Kenney submitted a bill that he said would meet earlier objections since it would not penalize disclosure of "information transmitted in United States codes and ciphers."
The Senate accepted an amendment suggested by the American Society of Newspaper Editors and passed what is now Section 798 of Title 18, the so-called "Comint (communications intelligence) law" a few months later. The House followed suit on May 1, 1950, following a Judiciary Committee report that summed up the measure in a a single sentence:
"The present bill is designed to protect against knowing and willful publication or any other revelation of all-important information affecting United States communication intelligence operations and all direct information about all United States codes and ciphers."
The House report then proceeded to give a misleading bit of history about Yardley, asserting that his first book had caused "irreparable harm" and suggesting that the Japanese had made their codes so complex that the United States was helpless on the eve of Pearl Harbor.
"It can be said," the House report stated, "that United States inability to decode the important Japanese military communications in the days immediately leading up to Pearl Harbor was directly ascribable to the state of code-security consciousness which the revelations of a decade earlier had forced on Japanese officialdom."
In fact, William F. Friedman, who some have called "the world's greatest cryptologist," had broken the new Japanese Foreign Office Code for the Army Signal Corps in 1936 and then the more-complex Purple Code on Sept. 25, 1940. Washington knew what was coming that December day in 1941, even though it did not get word to Hawaii in time.
The 1950 Comint law has never been used against a news organization. It was first invoked in 1954, according to Bamford, when a former NSA employe, Joseph S. Petersen Jr., was prosecuted for passing secrets to a World War II friend from the Netherlands who was stationed in Washington. Petersen was sentenced to seven years in prison.
Its most recent use is in connection with the case against Ronald W. Pelton, a former NSA communications specialist awaiting trial as an alleged Soviet spy.
The most celebrated case involving Section 798 came in 1977 when Christopher Boyce, a 24-year-old code-room clerk at a West Coast firm with with a direct link to the CIA, was accused with his boyhood friend, Andrew Dalton Lee, of selling thousands of secrets to the Soviet Union over a two-year period.

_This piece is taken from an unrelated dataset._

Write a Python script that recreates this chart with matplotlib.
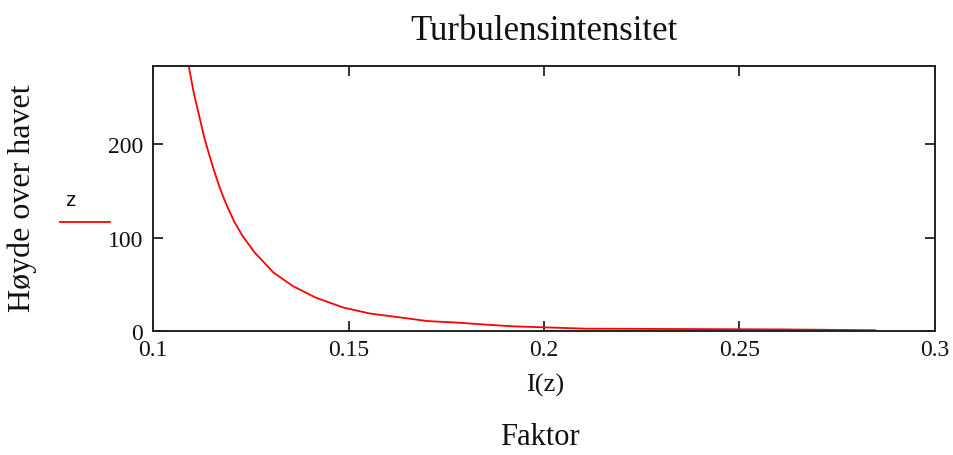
import matplotlib
matplotlib.use("Agg")
import matplotlib.pyplot as plt
from matplotlib.lines import Line2D

# Turbulence intensity I(z) against height above sea z
intensity = [0.2847, 0.2612, 0.2105, 0.1921, 0.1853, 0.1777, 0.1700, 0.1635,
             0.1555, 0.1487, 0.1416, 0.1357, 0.1308, 0.1260, 0.1229,
             0.1208, 0.1193, 0.1182, 0.1169, 0.1155, 0.1142, 0.1130, 0.1116,
             0.1104, 0.1092]
height = [0.8, 1.7, 2.5, 5.0, 6.8, 9.0, 10.7, 14.4,
          18.7, 25.1, 35.8, 48.3, 62.7, 84.1, 101.9,
          117.0, 130.6, 141.3, 155.6, 173.5, 191.4, 209.2, 234.3,
          255.8, 282.6]

x_ticks = [0.1, 0.15, 0.2, 0.25, 0.3]
x_tick_labels = ["0.1", "0.15", "0.2", "0.25", "0.3"]
y_ticks = [0, 100, 200]
y_tick_labels = ["0", "100", "200"]

title = "Turbulensintensitet"
y_label = "Høyde over havet"
x_label = "I(z)"
x_caption = "Faktor"
series_name = "z"

serif = ["Liberation Serif", "DejaVu Serif"]
sans = ["Liberation Sans", "DejaVu Sans"]

W, H = 954, 456
fig = plt.figure(figsize=(W / 100, H / 100), dpi=100)
ax = fig.add_axes([153 / W, 1 - 332 / H, (935 - 153) / W, (332 - 67) / H])

ax.plot(intensity, height, color="#ff0000", lw=1.3)

ax.set_xlim(0.1, 0.3)
ax.set_ylim(0, 284)
ax.set_xticks(x_ticks)
ax.set_xticklabels(x_tick_labels)
ax.set_yticks(y_ticks)
ax.set_yticklabels(y_tick_labels)

for lab in ax.get_xticklabels() + ax.get_yticklabels():
    lab.set_family(serif)
    lab.set_fontsize(17)
    lab.set_color("#111111")

ax.tick_params(axis="both", direction="in", length=7, width=1.2,
               top=True, right=True, color="#111111")
ax.tick_params(axis="x", pad=6)
ax.tick_params(axis="y", pad=7)

for sp in ax.spines.values():
    sp.set_linewidth(1.4)
    sp.set_color("#222222")

fig.text(0.570, 1 - 31 / H, title, family=serif, fontsize=25,
         ha="center", va="center", color="#111111")
fig.text(0.571, 1 - 385 / H, x_label, family=serif, fontsize=19,
         ha="center", va="center", color="#111111")
fig.text(0.566, 1 - 438 / H, x_caption, family=serif, fontsize=22,
         ha="center", va="center", color="#111111")
fig.text(22 / W, 1 - 198 / H, y_label, family=serif, fontsize=23,
         rotation=90, ha="center", va="center", color="#111111")

# series key to the left of the value axis
fig.text(70 / W, 1 - 201 / H, series_name, family=sans, fontsize=15,
         ha="center", va="center", color="#111111")
fig.add_artist(Line2D([60 / W, 110 / W], [1 - 223 / H, 1 - 223 / H],
                      transform=fig.transFigure, color="#ff0000", lw=1.3))

fig.savefig("out.png", dpi=100)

Government prosecutors tried to limit the public disclosures by producing testimony about only one project that might have been compromised, a CIA communications satellite plan code-named "Pyramider" that never got past the drawing board.
Sentenced to 40 years in prison, Boyce appealed, contending, among other points, that the information in the Pyramider documents was old stuff, available in standard engineering texts, and thus improperly classified. The 2nd U.S. Circuit Court of Appeals in San Francisco rejected the claim with a ruling that underscored the bite of Section 798.
The law makes it a crime for anyone to transmit -- knowingly and willfully -- to an unauthorized person, or publish "any classified information" concerning U.S. or foreign communications intelligence activities or "any classified information. . . obtained by the process of communications intelligence from the communications of foreign governments."
"Under Section 798," Circuit Judge Shirley Hufstedler wrote in the Boyce case, "the propriety of classification is irrelevant. The fact of classification of a document or documents is enough to satisfy the classification element of the offense."
"It's a tough statute," Bamford told a reporter. "It's the closest thing to an Official Secrets Act that the United States has."